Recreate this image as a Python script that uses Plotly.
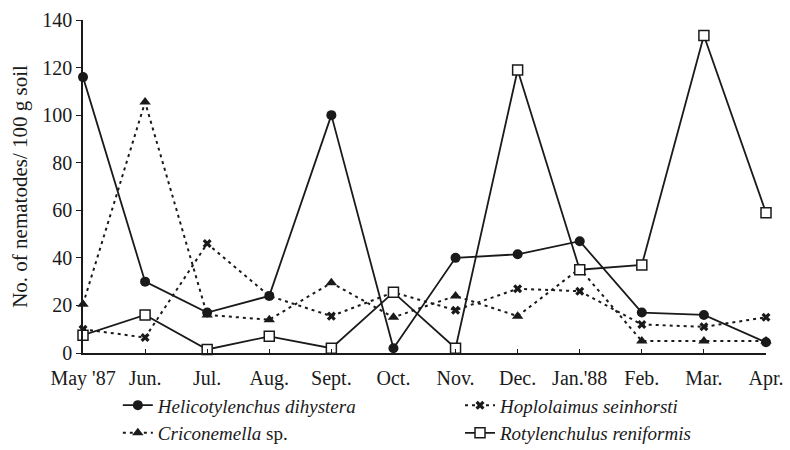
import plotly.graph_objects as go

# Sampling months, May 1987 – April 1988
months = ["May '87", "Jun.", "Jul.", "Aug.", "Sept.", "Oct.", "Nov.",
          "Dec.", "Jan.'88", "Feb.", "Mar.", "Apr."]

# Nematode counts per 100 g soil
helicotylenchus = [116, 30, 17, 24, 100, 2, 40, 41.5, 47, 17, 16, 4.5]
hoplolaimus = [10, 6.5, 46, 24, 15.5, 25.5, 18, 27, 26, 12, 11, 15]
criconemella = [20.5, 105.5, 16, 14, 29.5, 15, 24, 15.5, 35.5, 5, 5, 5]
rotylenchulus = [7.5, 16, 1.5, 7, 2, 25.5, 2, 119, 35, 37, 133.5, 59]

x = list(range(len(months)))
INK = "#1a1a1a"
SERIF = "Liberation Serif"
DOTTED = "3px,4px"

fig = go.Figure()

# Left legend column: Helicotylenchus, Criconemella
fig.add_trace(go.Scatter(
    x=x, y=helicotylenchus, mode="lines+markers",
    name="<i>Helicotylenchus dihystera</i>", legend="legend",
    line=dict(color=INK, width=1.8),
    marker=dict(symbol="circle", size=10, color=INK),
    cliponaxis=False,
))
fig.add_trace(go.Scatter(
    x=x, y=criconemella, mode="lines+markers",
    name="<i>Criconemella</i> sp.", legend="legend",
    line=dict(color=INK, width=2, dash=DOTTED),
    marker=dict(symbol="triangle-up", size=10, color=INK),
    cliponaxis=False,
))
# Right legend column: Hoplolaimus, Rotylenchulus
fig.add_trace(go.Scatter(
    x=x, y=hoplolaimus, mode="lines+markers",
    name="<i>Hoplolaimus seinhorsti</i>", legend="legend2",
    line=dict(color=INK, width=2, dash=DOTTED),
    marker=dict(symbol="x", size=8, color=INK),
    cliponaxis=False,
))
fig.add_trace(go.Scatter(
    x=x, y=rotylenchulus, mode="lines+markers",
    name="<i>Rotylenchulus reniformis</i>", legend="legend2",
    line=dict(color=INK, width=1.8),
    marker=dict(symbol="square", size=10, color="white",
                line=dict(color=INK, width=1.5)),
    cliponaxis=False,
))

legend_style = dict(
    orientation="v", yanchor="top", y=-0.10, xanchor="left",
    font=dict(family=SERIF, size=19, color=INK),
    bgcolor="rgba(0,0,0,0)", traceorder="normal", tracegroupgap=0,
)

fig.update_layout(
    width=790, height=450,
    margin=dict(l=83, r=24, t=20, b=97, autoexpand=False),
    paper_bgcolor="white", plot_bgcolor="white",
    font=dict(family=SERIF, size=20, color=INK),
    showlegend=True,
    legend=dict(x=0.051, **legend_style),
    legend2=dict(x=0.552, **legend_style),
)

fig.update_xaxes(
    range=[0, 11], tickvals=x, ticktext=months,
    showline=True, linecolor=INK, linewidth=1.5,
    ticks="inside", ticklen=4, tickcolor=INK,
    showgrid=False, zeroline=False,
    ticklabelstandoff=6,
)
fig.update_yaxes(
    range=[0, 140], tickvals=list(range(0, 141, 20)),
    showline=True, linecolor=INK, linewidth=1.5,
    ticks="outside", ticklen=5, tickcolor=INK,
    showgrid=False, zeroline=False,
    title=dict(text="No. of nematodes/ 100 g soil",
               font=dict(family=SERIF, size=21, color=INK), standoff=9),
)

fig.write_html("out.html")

[JOB]
Without including any pictures, print all of the material exactly as given.

[ANSWER TO THE TASK]
Recreate this image as a Python script that uses Plotly.
import plotly.graph_objects as go

# Sampling months, May 1987 – April 1988
months = ["May '87", "Jun.", "Jul.", "Aug.", "Sept.", "Oct.", "Nov.",
          "Dec.", "Jan.'88", "Feb.", "Mar.", "Apr."]

# Nematode counts per 100 g soil
helicotylenchus = [116, 30, 17, 24, 100, 2, 40, 41.5, 47, 17, 16, 4.5]
hoplolaimus = [10, 6.5, 46, 24, 15.5, 25.5, 18, 27, 26, 12, 11, 15]
criconemella = [20.5, 105.5, 16, 14, 29.5, 15, 24, 15.5, 35.5, 5, 5, 5]
rotylenchulus = [7.5, 16, 1.5, 7, 2, 25.5, 2, 119, 35, 37, 133.5, 59]

x = list(range(len(months)))
INK = "#1a1a1a"
SERIF = "Liberation Serif"
DOTTED = "3px,4px"

fig = go.Figure()

# Left legend column: Helicotylenchus, Criconemella
fig.add_trace(go.Scatter(
    x=x, y=helicotylenchus, mode="lines+markers",
    name="<i>Helicotylenchus dihystera</i>", legend="legend",
    line=dict(color=INK, width=1.8),
    marker=dict(symbol="circle", size=10, color=INK),
    cliponaxis=False,
))
fig.add_trace(go.Scatter(
    x=x, y=criconemella, mode="lines+markers",
    name="<i>Criconemella</i> sp.", legend="legend",
    line=dict(color=INK, width=2, dash=DOTTED),
    marker=dict(symbol="triangle-up", size=10, color=INK),
    cliponaxis=False,
))
# Right legend column: Hoplolaimus, Rotylenchulus
fig.add_trace(go.Scatter(
    x=x, y=hoplolaimus, mode="lines+markers",
    name="<i>Hoplolaimus seinhorsti</i>", legend="legend2",
    line=dict(color=INK, width=2, dash=DOTTED),
    marker=dict(symbol="x", size=8, color=INK),
    cliponaxis=False,
))
fig.add_trace(go.Scatter(
    x=x, y=rotylenchulus, mode="lines+markers",
    name="<i>Rotylenchulus reniformis</i>", legend="legend2",
    line=dict(color=INK, width=1.8),
    marker=dict(symbol="square", size=10, color="white",
                line=dict(color=INK, width=1.5)),
    cliponaxis=False,
))

legend_style = dict(
    orientation="v", yanchor="top", y=-0.10, xanchor="left",
    font=dict(family=SERIF, size=19, color=INK),
    bgcolor="rgba(0,0,0,0)", traceorder="normal", tracegroupgap=0,
)

fig.update_layout(
    width=790, height=450,
    margin=dict(l=83, r=24, t=20, b=97, autoexpand=False),
    paper_bgcolor="white", plot_bgcolor="white",
    font=dict(family=SERIF, size=20, color=INK),
    showlegend=True,
    legend=dict(x=0.051, **legend_style),
    legend2=dict(x=0.552, **legend_style),
)

fig.update_xaxes(
    range=[0, 11], tickvals=x, ticktext=months,
    showline=True, linecolor=INK, linewidth=1.5,
    ticks="inside", ticklen=4, tickcolor=INK,
    showgrid=False, zeroline=False,
    ticklabelstandoff=6,
)
fig.update_yaxes(
    range=[0, 140], tickvals=list(range(0, 141, 20)),
    showline=True, linecolor=INK, linewidth=1.5,
    ticks="outside", ticklen=5, tickcolor=INK,
    showgrid=False, zeroline=False,
    title=dict(text="No. of nematodes/ 100 g soil",
               font=dict(family=SERIF, size=21, color=INK), standoff=9),
)

fig.write_html("out.html")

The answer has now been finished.